Race is on, slush fund ready for slush
By DAVE BARRY

Cartoon by Jeff MacNelly

For several agonizing months now, I have been agonizing over the agonizing question of whether or not I should run for president. If I had to describe this agonizing process in one word, that word would be: ``hard.'' I have wrestled with many agonizing questions, such as: Do I have any views? If so, what are they? Can I stand harsh media scrutiny? What if Bob Woodward of The Washington Post starts poking around in my past and finds out about certain incidents that I would rather not see rehashed, such as the 1961 explosion, never fully explained, of a boy's-room toilet at Harold C. Crittenden Junior High School?

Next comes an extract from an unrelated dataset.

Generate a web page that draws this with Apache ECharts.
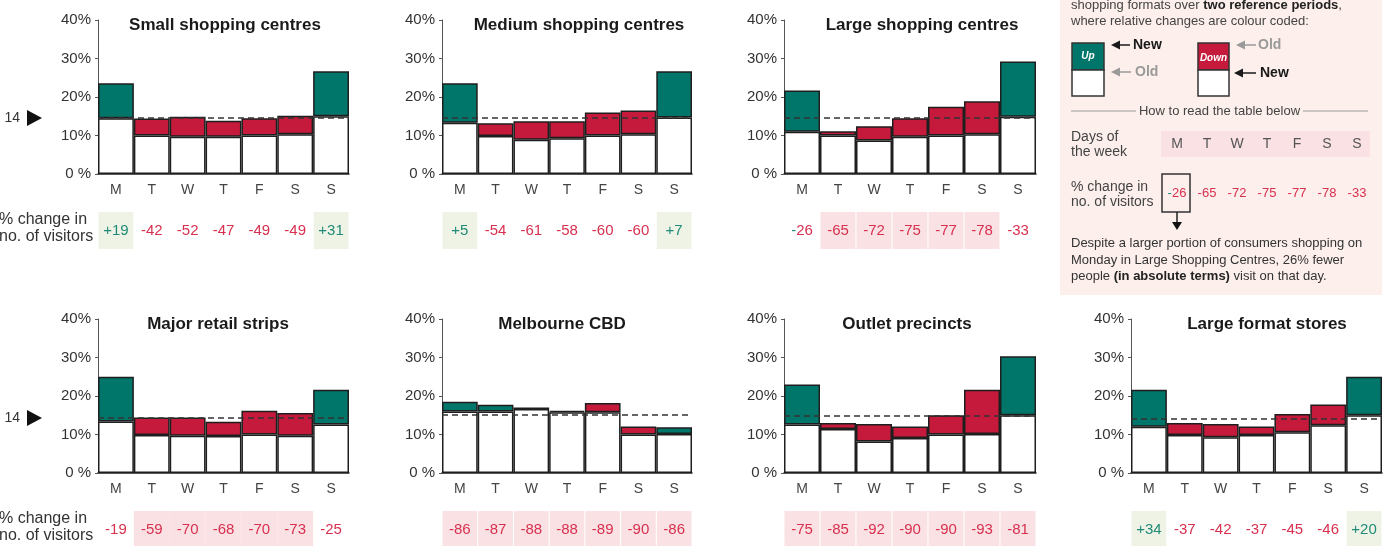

And of course the most agonizing question is: Why, really, do I WANT to be president? Is it just so that I can have a limousine and a helicopter and a big plane and a huge staff of boot-licking lackeys waiting on me hand and foot?

Yes. So that really wasn't so agonizing. But before I made my final decision, I wanted to find out what a panel of distinguished Americans thought. So, as I reported to you two months ago, I formed an Exploratory Committee, consisting of (I am not making this committee up): Robert Goulet, the famous actor and singer; Stanley Krugman, my dentist; Heloise, who writes Hints from Heloise; the Delaware Destroyers, who are the band behind George Thorogood; and Adam Duritz, lead singer for Counting Crows, who was chosen for the committee on the basis that my campaign staff, Judi Smith, thinks he's cute.

I sent these distinguished Americans a letter asking them whether I should run. I heard back almost immediately from Robert Goulet, who said he was 100 percent in favor of it unless I wanted money. I then heard from Heloise, who wrote, ``Here's a hint: Go for it!'' (Bear in mind that this is coming from one of the world's leading experts on stain removal.) Next I heard from Jeff Simon, the drummer for the Delaware Destroyers, whose letter did not specifically address the issue of my candidacy, but did invite me to join the band live onstage and play the maracas on the song Double Shot of My Baby's Love. The Delaware Destroyers have not, to my knowledge, made this offer to any other presidential candidate, so I am interpreting it as an endorsement. I never heard back from Adam Duritz, so I am also putting him down in the ``yes'' column.

The only dissenting voice on my Exploratory Committee came from Stanley Krugman, who opposes my running for president on the grounds that, as he wrote in his letter to me, ``you might start brushing your teeth, which could accentuate your gum problems.'' As any historian will tell you, this is exactly the same chilling warning that Abraham Lincoln's dentist gave to him when he was deciding whether to run for president. And just as Lincoln courageously decided to run anyway -- and wound up paying the supreme price (root canal) -- so, too, have I decided to ``throw my hat into the ring.''

What was the deciding factor in my decision? I can answer that in one word: ``Dan Quayle.'' That's right: The Dansterizer has entered the race, with an impressive and comprehensive set of positions written down on flash cards. When Dan announced his decision to run, my reaction was -- and this is a verbatim quote -- ``Whoa.'' Because as a professional in the field of humor, I cannot resist the challenge of taking on the best there is, mano a mano (or, as Dan would put it, manoe a manoe).

Of course there are other solid candidates in the race, including the heavy Democratic favorite, Al Gore. Al stumbled a few months ago when he made a much-ridiculed speech in which he claimed credit for inventing the Internet. But he rebounded nicely when his staff issued a statement explaining that the vice president ``was whacked on LSD.''

And let's not overlook Elizabeth Dole -- or, as she is known to her closest friends, ``Elizabeth Dole.'' She is likely to gain rapidly in popularity as the voters realize that, if she were elected, she would be in a unique position, as our first woman president, to make her husband stop discussing erectile dysfunction on TV.

So the competition is plenty stiff (Ha ha!). But I am entering this race to win. As a symbol of my commitment, my dedication, and -- I am not ashamed to admit it -- my old-fashioned patriotism, I have taken the ultimate step: I have a web site, located at www.herald.com/davebarry. If you have a computer (which was invented by Lamar Alexander) you can go to this site and see my positions on the issues, as well as a photograph of me with my arm inside the stomach of a living cow. For added informational content, you can also see what happens when you click your mouse pointer on my nose.

So I say to you, the voters: Join with me, so that we can build an America in which all people -- not just the privileged elite -- are working together to supply me with cash contributions. And I say to you, members of the news media: Go ahead and investigate my past; I have no fear of you, because I have a clear conscience, and color photographs of Bob Woodward with an otter. Finally, I say to Adam Duritz: How come you never write or call? Judi is standing by. Thank you and good night.